The recent industry news that the Glass and Glazing Federation (GGF) Group has collated data from its knowledge hub into a ‘Glazing Market Knowledge Report, and is charging for copies, (read GGP‘s report, here) may well rightly raise some alarm bells with local small-to-medium enterprise (SME) installers. When your data becomes a product, that is either distributed as a member benefit or sold for a profit, the key questions are ‘who benefits?’ and ‘who loses?’
Obviously, the first beneficiary will be the party selling or sharing that information. Then, there are the companies being given, or purchasing, the information, who can potentially use it to gain a commercial advantage.
The argument likely will be that, as the data is anonymised to comply with the General Data Protection Regulation (GDPR), then there is no harm in providing it. However, I firmly believe that any report which takes local knowledge and delivers it in an easy digestible format (for data miners) to large companies could cause definite harm to the SME installer, who already knows their local market. It is the typical contrast between the local installer, who operates on reputation, and local knowledge to larger companies, who have big sales and marketing budgets.

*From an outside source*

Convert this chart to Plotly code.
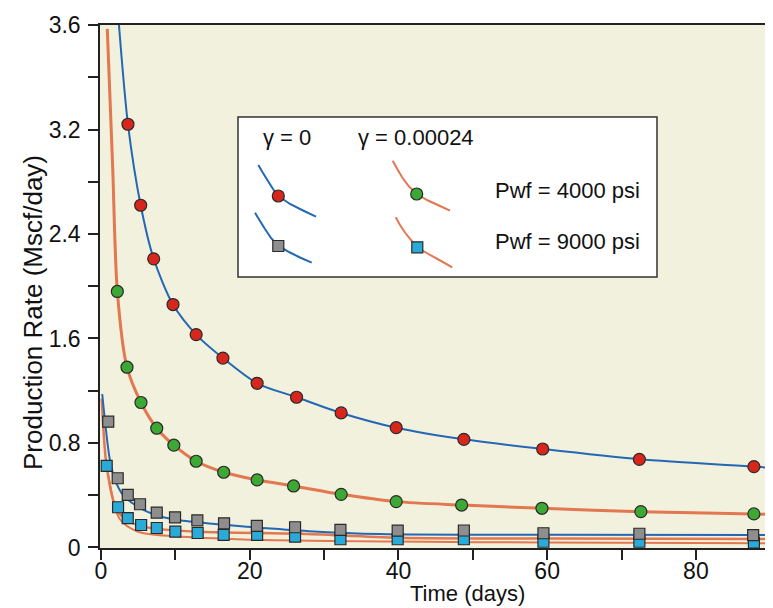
import plotly.graph_objects as go

# ---------------- data ----------------
# gamma = 0, Pwf = 4000 psi (red circles, blue line)
t_red = [3.63, 5.34, 7.09, 9.69, 12.8, 16.4, 21.0, 26.3, 32.3, 39.7, 48.8, 59.4, 72.4, 87.8]
q_red = [3.24, 2.62, 2.21, 1.86, 1.63, 1.45, 1.257, 1.15, 1.03, 0.917, 0.828, 0.754, 0.675, 0.619]

# gamma = 0.00024, Pwf = 4000 psi (green circles, orange line)
t_green = [2.2, 3.5, 5.38, 7.5, 9.8, 12.8, 16.5, 21.0, 25.9, 32.3, 39.7, 48.5, 59.3, 72.6, 87.8]
q_green = [1.96, 1.38, 1.11, 0.913, 0.783, 0.66, 0.576, 0.517, 0.471, 0.407, 0.351, 0.325, 0.300, 0.274, 0.257]

# gamma = 0, Pwf = 9000 psi (grey squares, blue line)
t_grey = [0.98, 2.25, 3.6, 5.25, 7.5, 9.96, 12.96, 16.55, 20.96, 26.1, 32.2, 39.9, 48.8, 59.5, 72.4, 87.7]
q_grey = [0.963, 0.530, 0.402, 0.331, 0.267, 0.231, 0.207, 0.185, 0.165, 0.155, 0.134, 0.129, 0.130, 0.109, 0.105, 0.095]

# gamma = 0.00024, Pwf = 9000 psi (cyan squares, orange line)
t_cyan = [0.77, 2.3, 3.6, 5.4, 7.5, 10.0, 13.0, 16.5, 21.0, 26.1, 32.2, 39.9, 48.8, 59.5, 72.4, 87.8]
q_cyan = [0.624, 0.308, 0.224, 0.172, 0.149, 0.121, 0.111, 0.096, 0.096, 0.083, 0.063, 0.063, 0.063, 0.044, 0.044, 0.037]

# fitted curves
t_fit_a = [2.42, 3.63, 5.34, 7.09, 9.69, 12.8, 16.4, 21.0, 26.3, 32.3, 39.7, 48.8, 59.4, 72.4, 87.8, 90.0]
q_fit_a = [4.0, 3.24, 2.62, 2.21, 1.86, 1.63, 1.45, 1.257, 1.15, 1.03, 0.917, 0.828, 0.754, 0.675, 0.619, 0.61]

t_fit_b = [0.85, 1.57, 2.2, 3.5, 5.38, 7.5, 9.8, 12.8, 16.5, 21.0, 25.9, 32.3, 39.7, 48.5, 59.3, 72.6, 87.8, 90.0]
q_fit_b = [3.97, 2.92, 1.96, 1.38, 1.11, 0.913, 0.783, 0.66, 0.576, 0.517, 0.471, 0.407, 0.351, 0.325, 0.300, 0.274, 0.257, 0.254]

t_fit_c = [0.17, 1.2, 1.9, 2.8, 4.6, 7.3, 10.4, 15.3, 19.6, 28.0, 37.5, 60.0, 90.0]
q_fit_c = [1.175, 0.67, 0.517, 0.415, 0.325, 0.249, 0.21, 0.18, 0.159, 0.125, 0.103, 0.097, 0.096]

t_fit_d = [0.1, 0.77, 2.1, 3.9, 6.6, 13.3, 26.8, 40.0, 60.0, 90.0]
q_fit_d = [1.14, 0.62, 0.29, 0.195, 0.15, 0.12, 0.105, 0.075, 0.068, 0.065]

t_fit_e = [1.0, 2.5, 5.0, 10.0, 20.0, 40.0, 60.0, 90.0]
q_fit_e = [0.55, 0.22, 0.12, 0.085, 0.06, 0.045, 0.038, 0.033]

x_tickvals = [0, 20, 40, 60, 80]
y_tickvals = [0, 0.8, 1.6, 2.4, 3.2, 4.0]
y_ticktext = ["0", "0.8", "1.6", "2.4", "3.2", "3.6"]

# ---------------- styling ----------------
FONT = "Liberation Sans, Arial, Helvetica, sans-serif"
BLUE = "#2467B4"
ORANGE = "#E27750"
RED = "#D9261C"
GREEN = "#3CA935"
GREY = "#8E8E8E"
CYAN = "#2AAAD9"
EDGE = "#2a2a2a"

# the page body has an 8px margin; the figure is sized so that its
# plot area lands where the reference has it (reference pixels below)
OFF = 8
W, H = 773 - OFF, 608 - OFF
REF_L, REF_R, REF_T, REF_B = 100, 771, 25, 548
ML, MT = REF_L - OFF, REF_T - OFF
MR = W - (REF_R - OFF)
MB = H - (REF_B - OFF)
PW, PH = REF_R - REF_L, REF_B - REF_T


def px(x):
    return (x - REF_L) / PW


def py(y):
    return (REF_B - y) / PH


fig = go.Figure()

line_specs = [
    (t_fit_e, q_fit_e, ORANGE, 2),
    (t_fit_d, q_fit_d, ORANGE, 2.5),
    (t_fit_b, q_fit_b, ORANGE, 3),
    (t_fit_c, q_fit_c, BLUE, 2),
    (t_fit_a, q_fit_a, BLUE, 2),
]
for tx, qy, col, w in line_specs:
    fig.add_trace(go.Scatter(x=tx, y=qy, mode="lines",
                             line=dict(color=col, width=w, shape="spline", smoothing=0.8),
                             hoverinfo="skip", showlegend=False))

marker_specs = [
    (t_cyan, q_cyan, CYAN, "square", 11),
    (t_grey, q_grey, GREY, "square", 11),
    (t_green, q_green, GREEN, "circle", 12),
    (t_red, q_red, RED, "circle", 12),
]
for tx, qy, col, sym, sz in marker_specs:
    fig.add_trace(go.Scatter(x=tx, y=qy, mode="markers",
                             marker=dict(color=col, symbol=sym, size=sz,
                                         line=dict(color=EDGE, width=1.2)),
                             showlegend=False))

shapes = []
# legend box
shapes.append(dict(type="rect", xref="paper", yref="paper",
                   x0=px(238), x1=px(657), y0=py(277), y1=py(117),
                   fillcolor="white", line=dict(color="#333333", width=1.5), layer="above"))


def poly(points, color, width):
    d = "M " + " L ".join(f"{px(a):.5f},{py(b):.5f}" for a, b in points)
    return dict(type="path", xref="paper", yref="paper", path=d,
                line=dict(color=color, width=width), layer="above")


shapes.append(poly([(258.3, 165), (263, 173), (268, 181), (273, 189), (278.3, 196), (290, 204), (303, 210.5), (316, 216.7)], BLUE, 2))
shapes.append(poly([(255, 212.7), (260, 221), (265, 229), (271, 238), (278.3, 246), (290, 252.5), (300, 257.5), (311.7, 262.7)], BLUE, 2))
shapes.append(poly([(392.7, 160.7), (397, 168.5), (402, 177), (409, 186.5), (416.7, 194), (428, 200.5), (440, 206), (450, 210.7)], ORANGE, 2))
shapes.append(poly([(395.7, 217.3), (400, 225), (405, 232.5), (411, 240), (417.3, 247.3), (430, 255), (442, 261.5), (452.3, 267.3)], ORANGE, 2))


def circ(cx, cy, r, col):
    return dict(type="circle", xref="paper", yref="paper",
                x0=px(cx - r), x1=px(cx + r), y0=py(cy + r), y1=py(cy - r),
                fillcolor=col, line=dict(color=EDGE, width=1.2), layer="above")


def sq(cx, cy, h, col):
    return dict(type="rect", xref="paper", yref="paper",
                x0=px(cx - h), x1=px(cx + h), y0=py(cy + h), y1=py(cy - h),
                fillcolor=col, line=dict(color=EDGE, width=1.2), layer="above")


shapes.append(circ(278.3, 196, 6, RED))
shapes.append(sq(278.3, 246, 5.5, GREY))
shapes.append(circ(416.7, 194, 6, GREEN))
shapes.append(sq(417.3, 247.3, 5.5, CYAN))

annotations = []
txt = dict(xref="paper", yref="paper", showarrow=False,
           font=dict(family=FONT, size=22, color="#111111"))
annotations.append(dict(txt, x=px(261), y=py(137), text="γ = 0", xanchor="left", yanchor="middle"))
annotations.append(dict(txt, x=px(356), y=py(137), text="γ = 0.00024", xanchor="left", yanchor="middle"))
annotations.append(dict(txt, x=px(493), y=py(190), text="Pwf = 4000 psi", xanchor="left", yanchor="middle"))
annotations.append(dict(txt, x=px(493), y=py(241), text="Pwf = 9000 psi", xanchor="left", yanchor="middle"))
# axis titles
annotations.append(dict(txt, x=px(467), y=py(593), text="Time (days)", xanchor="center", yanchor="middle"))
annotations.append(dict(xref="paper", yref="paper", showarrow=False, x=px(33), y=py(313),
                        text="Production Rate (Mscf/day)", textangle=-90,
                        xanchor="center", yanchor="middle",
                        font=dict(family=FONT, size=26, color="#111111")))

fig.update_layout(
    width=W, height=H,
    margin=dict(l=ML, r=MR, t=MT, b=MB, autoexpand=False),
    paper_bgcolor="white",
    plot_bgcolor="#F2F1DD",
    shapes=shapes,
    annotations=annotations,
    font=dict(family=FONT, size=23, color="#111111"),
    showlegend=False,
)
fig.update_xaxes(range=[-0.13, 90.1], tickvals=x_tickvals, showgrid=False, zeroline=False,
                 showline=True, linecolor="#222222", linewidth=1.5, mirror=True,
                 ticks="outside", ticklen=10, tickwidth=1.5, tickcolor="#222222",
                 ticklabelstandoff=-8,
                 minor=dict(ticks="outside", ticklen=10, tickwidth=1.5, tickcolor="#222222",
                            dtick=10, tick0=0, showgrid=False),
                 tickfont=dict(family=FONT, size=23, color="#111111"))
fig.update_yaxes(range=[-0.004, 4.0], tickvals=y_tickvals, ticktext=y_ticktext,
                 showgrid=False, zeroline=False,
                 showline=True, linecolor="#222222", linewidth=1.5, mirror=True,
                 ticks="outside", ticklen=10, tickwidth=1.5, tickcolor="#222222",
                 ticklabelstandoff=3,
                 minor=dict(ticks="outside", ticklen=10, tickwidth=1.5, tickcolor="#222222",
                            dtick=0.4, tick0=0, showgrid=False),
                 tickfont=dict(family=FONT, size=23, color="#111111"))

fig.write_html("out.html")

The data in the GGF’s report is likely to be of little to no use to a local installer, who can tell you which products sell best, probably estate by estate. They know what they quoted for a job and they know which jobs they lost. But the report promises to expose that key regional data on window and door installations over the last few years, including the number of installations, broken down by the number of windows and doors per job, as well as average costs per job and per unit.
In the IT world, data is king, so a local SME installer should guard theirs closely. Even anonymised data has the potential to do great harm to local markets. The question for SMEs is: who do you trust with your data? And, are you aware that reports like this could use your data in this way?
It’s situations like these which led Certass to form its installer protection committee, to create a platform where SME installers can have their voice heard. We meet every other month, to discuss what’s happening in the industry and get real-world views from installers, who tell us what support they would like to see from the industry. We believe this a much more valuable way of supporting the industry and our members.
As for Certass members’ data, it remains protected at all times. We only use the data that is given to us for the purpose it is given to us for – certifying installations, so installers have full control of what their data is used for.